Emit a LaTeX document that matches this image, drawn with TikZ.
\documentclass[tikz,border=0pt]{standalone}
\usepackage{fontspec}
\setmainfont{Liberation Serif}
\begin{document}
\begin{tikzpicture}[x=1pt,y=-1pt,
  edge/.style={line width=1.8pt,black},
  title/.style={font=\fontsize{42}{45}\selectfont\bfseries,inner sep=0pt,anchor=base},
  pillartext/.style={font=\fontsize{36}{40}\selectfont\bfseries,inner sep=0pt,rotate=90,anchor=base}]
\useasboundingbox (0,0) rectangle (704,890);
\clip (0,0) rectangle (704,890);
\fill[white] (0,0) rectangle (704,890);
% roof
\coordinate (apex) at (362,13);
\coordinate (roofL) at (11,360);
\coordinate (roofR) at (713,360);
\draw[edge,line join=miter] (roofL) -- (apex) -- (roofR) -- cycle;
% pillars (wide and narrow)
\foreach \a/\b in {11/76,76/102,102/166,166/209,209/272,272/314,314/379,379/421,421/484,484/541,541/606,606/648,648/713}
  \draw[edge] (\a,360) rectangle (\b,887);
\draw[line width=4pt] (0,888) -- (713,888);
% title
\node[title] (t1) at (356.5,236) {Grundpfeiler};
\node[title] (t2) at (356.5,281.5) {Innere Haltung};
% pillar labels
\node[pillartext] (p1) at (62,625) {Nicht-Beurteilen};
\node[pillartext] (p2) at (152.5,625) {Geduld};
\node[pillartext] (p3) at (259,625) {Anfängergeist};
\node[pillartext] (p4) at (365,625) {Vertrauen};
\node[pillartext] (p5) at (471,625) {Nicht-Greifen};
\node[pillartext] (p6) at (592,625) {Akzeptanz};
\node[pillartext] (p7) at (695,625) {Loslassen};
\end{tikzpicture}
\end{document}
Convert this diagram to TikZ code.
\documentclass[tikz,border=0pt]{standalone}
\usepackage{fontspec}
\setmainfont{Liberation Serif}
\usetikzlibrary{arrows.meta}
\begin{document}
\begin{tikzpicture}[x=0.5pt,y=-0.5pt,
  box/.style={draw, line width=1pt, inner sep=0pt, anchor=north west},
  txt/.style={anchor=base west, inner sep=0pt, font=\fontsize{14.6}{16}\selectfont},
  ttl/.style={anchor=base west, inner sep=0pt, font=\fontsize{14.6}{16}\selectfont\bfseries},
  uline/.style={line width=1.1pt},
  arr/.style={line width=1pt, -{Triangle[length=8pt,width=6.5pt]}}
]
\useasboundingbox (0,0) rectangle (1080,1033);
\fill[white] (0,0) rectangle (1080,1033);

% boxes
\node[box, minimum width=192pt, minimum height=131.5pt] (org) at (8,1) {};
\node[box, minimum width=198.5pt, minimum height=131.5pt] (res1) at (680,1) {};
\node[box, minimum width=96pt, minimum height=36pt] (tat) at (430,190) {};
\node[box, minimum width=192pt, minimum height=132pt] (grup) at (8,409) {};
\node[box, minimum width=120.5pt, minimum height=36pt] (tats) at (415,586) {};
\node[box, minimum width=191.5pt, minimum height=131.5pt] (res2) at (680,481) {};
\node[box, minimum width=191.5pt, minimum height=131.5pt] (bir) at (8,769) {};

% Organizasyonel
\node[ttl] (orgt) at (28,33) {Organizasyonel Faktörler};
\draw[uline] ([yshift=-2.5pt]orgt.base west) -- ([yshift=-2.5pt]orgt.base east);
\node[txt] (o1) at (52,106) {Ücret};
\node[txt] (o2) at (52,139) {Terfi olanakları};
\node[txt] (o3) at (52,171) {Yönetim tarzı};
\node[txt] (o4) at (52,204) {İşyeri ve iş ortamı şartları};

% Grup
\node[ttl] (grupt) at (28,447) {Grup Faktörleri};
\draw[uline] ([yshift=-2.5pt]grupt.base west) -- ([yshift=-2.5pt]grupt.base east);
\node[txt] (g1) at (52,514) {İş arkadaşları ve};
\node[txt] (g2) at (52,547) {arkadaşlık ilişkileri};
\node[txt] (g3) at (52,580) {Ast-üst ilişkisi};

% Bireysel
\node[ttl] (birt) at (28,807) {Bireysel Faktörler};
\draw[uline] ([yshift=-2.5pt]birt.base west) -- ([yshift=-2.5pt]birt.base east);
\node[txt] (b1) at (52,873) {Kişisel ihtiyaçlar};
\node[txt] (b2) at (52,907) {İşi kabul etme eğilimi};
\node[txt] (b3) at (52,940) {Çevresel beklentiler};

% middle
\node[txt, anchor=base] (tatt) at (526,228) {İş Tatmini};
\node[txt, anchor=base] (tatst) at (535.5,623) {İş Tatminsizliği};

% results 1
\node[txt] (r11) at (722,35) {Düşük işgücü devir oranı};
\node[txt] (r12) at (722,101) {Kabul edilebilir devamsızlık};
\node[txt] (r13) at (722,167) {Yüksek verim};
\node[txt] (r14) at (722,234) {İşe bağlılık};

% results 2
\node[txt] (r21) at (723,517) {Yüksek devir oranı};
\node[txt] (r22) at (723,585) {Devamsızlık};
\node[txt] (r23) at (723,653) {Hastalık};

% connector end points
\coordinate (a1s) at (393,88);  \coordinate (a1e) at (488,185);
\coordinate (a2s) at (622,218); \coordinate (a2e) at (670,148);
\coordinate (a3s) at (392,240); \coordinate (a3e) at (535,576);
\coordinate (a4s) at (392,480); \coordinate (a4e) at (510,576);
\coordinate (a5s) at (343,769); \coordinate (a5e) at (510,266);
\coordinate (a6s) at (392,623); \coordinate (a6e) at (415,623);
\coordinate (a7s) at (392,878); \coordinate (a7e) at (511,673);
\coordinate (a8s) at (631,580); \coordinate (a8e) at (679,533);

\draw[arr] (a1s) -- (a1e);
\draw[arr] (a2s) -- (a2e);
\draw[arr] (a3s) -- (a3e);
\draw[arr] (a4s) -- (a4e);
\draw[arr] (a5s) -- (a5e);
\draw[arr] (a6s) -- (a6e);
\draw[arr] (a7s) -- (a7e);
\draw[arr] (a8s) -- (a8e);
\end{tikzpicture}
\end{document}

+---+

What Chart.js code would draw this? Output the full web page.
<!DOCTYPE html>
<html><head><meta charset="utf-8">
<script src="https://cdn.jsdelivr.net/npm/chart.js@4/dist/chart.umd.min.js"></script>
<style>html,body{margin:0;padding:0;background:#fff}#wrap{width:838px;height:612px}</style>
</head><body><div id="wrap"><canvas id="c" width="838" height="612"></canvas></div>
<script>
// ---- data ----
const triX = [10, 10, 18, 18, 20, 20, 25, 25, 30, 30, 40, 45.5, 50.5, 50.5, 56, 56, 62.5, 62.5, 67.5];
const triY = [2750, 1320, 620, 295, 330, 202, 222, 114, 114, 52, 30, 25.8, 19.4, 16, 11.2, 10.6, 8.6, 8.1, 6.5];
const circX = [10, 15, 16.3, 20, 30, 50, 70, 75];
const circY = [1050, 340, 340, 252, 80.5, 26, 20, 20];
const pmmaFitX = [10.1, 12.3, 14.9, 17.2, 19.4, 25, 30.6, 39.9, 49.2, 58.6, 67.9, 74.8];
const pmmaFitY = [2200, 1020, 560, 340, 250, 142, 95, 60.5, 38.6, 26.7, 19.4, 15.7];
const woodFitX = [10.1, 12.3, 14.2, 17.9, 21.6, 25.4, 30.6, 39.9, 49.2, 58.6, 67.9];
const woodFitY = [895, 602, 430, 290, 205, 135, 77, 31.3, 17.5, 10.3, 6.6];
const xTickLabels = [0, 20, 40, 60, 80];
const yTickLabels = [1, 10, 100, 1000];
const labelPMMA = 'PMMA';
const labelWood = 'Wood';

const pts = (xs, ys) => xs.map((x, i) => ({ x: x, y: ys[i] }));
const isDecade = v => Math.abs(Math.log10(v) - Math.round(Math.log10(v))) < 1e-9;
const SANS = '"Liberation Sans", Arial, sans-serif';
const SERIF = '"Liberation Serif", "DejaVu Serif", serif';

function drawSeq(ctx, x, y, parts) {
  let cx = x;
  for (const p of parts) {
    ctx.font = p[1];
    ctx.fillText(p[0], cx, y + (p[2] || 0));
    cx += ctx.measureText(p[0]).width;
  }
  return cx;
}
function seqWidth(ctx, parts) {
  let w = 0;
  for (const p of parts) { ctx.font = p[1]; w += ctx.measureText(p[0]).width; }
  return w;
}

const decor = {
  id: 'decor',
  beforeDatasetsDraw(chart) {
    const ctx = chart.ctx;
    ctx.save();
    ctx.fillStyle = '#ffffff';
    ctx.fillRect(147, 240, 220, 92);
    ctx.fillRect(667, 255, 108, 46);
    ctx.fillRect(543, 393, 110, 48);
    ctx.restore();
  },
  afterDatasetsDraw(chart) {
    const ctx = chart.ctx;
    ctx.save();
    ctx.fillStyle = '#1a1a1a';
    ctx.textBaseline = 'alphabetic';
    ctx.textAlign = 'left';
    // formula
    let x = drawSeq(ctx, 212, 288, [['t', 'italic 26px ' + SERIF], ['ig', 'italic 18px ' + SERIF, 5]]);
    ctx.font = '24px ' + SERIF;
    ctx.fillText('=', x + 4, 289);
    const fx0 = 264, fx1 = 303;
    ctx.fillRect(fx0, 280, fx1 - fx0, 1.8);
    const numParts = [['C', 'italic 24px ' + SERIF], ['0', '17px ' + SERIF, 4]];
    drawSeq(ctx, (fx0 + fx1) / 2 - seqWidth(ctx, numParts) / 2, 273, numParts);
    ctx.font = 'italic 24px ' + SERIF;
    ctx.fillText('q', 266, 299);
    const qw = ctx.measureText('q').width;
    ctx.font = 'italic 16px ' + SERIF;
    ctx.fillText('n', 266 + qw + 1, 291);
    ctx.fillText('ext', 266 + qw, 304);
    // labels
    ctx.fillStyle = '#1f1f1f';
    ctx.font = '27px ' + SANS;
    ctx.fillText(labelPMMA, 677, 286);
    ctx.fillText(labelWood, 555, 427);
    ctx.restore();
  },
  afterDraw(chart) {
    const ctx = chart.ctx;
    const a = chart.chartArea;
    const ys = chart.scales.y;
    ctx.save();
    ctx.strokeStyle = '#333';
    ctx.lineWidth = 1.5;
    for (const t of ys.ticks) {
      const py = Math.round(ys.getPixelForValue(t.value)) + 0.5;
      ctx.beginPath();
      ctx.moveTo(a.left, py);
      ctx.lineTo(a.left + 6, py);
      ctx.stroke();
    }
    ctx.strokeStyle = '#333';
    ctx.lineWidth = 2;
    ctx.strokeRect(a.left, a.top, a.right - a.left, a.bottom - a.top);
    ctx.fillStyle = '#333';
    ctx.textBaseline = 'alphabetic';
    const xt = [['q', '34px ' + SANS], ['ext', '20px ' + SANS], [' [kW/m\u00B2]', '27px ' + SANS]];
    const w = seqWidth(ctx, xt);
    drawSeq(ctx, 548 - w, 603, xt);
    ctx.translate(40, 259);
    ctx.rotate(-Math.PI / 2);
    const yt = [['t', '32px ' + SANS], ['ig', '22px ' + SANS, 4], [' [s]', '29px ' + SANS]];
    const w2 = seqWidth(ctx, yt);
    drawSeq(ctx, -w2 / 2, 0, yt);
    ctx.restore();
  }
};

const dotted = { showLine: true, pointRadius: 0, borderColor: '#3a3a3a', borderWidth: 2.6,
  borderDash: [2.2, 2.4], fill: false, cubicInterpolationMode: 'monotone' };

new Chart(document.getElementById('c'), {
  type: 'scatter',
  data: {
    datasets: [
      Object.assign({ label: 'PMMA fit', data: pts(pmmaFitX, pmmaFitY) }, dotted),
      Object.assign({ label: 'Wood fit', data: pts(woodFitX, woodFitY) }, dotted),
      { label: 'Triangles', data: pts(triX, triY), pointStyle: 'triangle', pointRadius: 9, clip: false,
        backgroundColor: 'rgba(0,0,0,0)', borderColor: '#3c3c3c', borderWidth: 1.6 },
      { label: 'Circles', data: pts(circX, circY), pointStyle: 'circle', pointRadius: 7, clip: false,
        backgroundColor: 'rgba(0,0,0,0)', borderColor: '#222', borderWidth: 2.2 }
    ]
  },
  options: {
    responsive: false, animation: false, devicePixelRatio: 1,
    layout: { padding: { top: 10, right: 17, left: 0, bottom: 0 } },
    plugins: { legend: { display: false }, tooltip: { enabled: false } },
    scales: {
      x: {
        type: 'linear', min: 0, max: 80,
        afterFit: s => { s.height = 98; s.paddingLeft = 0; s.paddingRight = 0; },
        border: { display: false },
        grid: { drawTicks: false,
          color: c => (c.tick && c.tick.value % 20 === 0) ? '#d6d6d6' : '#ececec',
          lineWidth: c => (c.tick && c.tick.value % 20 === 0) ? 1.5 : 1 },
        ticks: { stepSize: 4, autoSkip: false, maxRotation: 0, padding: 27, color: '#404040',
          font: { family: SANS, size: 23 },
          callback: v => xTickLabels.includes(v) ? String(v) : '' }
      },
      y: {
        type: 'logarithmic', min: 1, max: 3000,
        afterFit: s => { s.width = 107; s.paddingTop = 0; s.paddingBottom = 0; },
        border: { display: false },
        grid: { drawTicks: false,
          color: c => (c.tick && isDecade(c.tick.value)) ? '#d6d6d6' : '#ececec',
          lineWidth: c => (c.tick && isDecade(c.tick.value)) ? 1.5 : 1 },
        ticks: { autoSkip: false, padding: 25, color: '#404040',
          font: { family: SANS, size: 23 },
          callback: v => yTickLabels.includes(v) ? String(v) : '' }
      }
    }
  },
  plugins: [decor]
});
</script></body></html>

+---+

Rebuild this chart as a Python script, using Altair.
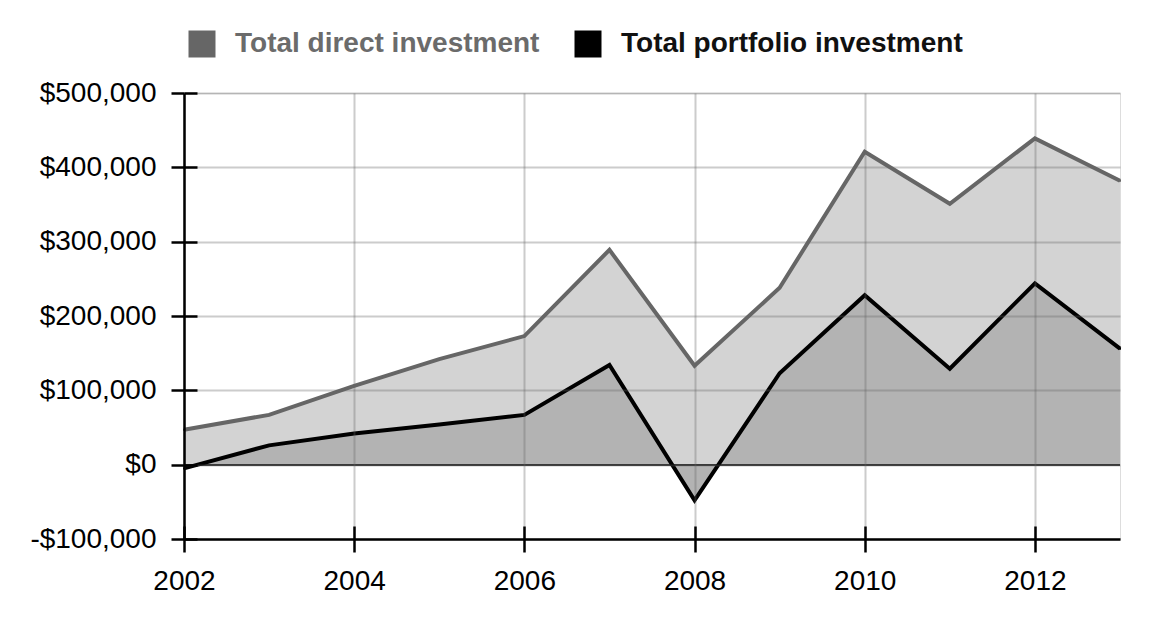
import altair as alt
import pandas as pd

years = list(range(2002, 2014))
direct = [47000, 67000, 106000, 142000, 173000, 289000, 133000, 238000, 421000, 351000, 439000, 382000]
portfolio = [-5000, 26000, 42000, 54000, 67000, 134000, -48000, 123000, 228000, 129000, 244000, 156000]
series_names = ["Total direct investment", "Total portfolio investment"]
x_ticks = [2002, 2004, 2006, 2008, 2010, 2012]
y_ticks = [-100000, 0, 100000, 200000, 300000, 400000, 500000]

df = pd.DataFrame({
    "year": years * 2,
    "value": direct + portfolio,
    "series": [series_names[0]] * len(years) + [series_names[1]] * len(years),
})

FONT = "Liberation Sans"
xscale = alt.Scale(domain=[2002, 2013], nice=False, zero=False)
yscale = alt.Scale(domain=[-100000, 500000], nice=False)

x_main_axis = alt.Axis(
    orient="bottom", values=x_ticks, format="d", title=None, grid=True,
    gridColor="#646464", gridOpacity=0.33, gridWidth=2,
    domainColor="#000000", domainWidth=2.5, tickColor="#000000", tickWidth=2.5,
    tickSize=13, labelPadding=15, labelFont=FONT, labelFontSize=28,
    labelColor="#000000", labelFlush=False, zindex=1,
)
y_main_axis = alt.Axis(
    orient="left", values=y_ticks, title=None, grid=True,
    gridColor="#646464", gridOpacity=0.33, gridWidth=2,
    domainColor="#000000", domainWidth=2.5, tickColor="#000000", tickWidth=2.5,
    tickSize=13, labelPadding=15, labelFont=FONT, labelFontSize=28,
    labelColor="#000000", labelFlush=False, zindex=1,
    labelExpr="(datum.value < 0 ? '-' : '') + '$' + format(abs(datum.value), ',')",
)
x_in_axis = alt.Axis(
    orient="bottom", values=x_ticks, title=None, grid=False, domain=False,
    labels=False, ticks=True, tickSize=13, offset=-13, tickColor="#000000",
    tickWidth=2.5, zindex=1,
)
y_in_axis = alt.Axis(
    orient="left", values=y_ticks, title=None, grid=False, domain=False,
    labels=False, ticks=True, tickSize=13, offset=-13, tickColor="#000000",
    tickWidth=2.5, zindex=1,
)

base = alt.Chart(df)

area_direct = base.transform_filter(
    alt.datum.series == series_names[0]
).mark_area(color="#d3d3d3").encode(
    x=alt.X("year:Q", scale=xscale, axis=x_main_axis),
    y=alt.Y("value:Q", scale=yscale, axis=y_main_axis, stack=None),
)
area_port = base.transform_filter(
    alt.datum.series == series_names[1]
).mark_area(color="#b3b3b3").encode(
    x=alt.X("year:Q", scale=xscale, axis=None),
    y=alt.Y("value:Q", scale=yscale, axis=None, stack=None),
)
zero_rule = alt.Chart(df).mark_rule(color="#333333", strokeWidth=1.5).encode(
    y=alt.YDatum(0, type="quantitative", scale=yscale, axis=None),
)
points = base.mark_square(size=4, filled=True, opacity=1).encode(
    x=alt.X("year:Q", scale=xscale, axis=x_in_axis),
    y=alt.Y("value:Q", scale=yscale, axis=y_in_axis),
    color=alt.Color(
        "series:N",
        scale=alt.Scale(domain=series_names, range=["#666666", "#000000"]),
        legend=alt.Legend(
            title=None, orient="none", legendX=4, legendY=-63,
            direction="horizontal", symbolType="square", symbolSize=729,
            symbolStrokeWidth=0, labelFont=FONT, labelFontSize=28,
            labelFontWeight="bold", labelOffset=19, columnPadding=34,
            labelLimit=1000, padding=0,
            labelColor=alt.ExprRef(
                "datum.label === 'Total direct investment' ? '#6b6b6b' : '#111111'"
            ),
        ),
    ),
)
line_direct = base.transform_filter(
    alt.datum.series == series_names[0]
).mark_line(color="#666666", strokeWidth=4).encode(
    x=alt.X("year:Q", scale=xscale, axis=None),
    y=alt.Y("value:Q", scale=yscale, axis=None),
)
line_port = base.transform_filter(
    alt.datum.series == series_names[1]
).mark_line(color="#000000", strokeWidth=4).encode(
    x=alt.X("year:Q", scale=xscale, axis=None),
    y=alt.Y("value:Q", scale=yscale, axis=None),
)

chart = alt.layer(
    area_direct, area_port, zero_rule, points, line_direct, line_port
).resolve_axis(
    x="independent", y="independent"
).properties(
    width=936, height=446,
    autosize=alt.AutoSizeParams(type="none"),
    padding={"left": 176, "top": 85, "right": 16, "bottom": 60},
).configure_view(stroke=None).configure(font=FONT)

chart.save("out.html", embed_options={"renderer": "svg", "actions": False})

+---+

> [Task details] Copy out exactly the material that runs from the line with "Rebuild this chart" to the line with "import pandas as pd", ends included, and leave the pictures behind.

> [Final result]
Rebuild this chart as a Python script, using Altair.
import altair as alt
import pandas as pd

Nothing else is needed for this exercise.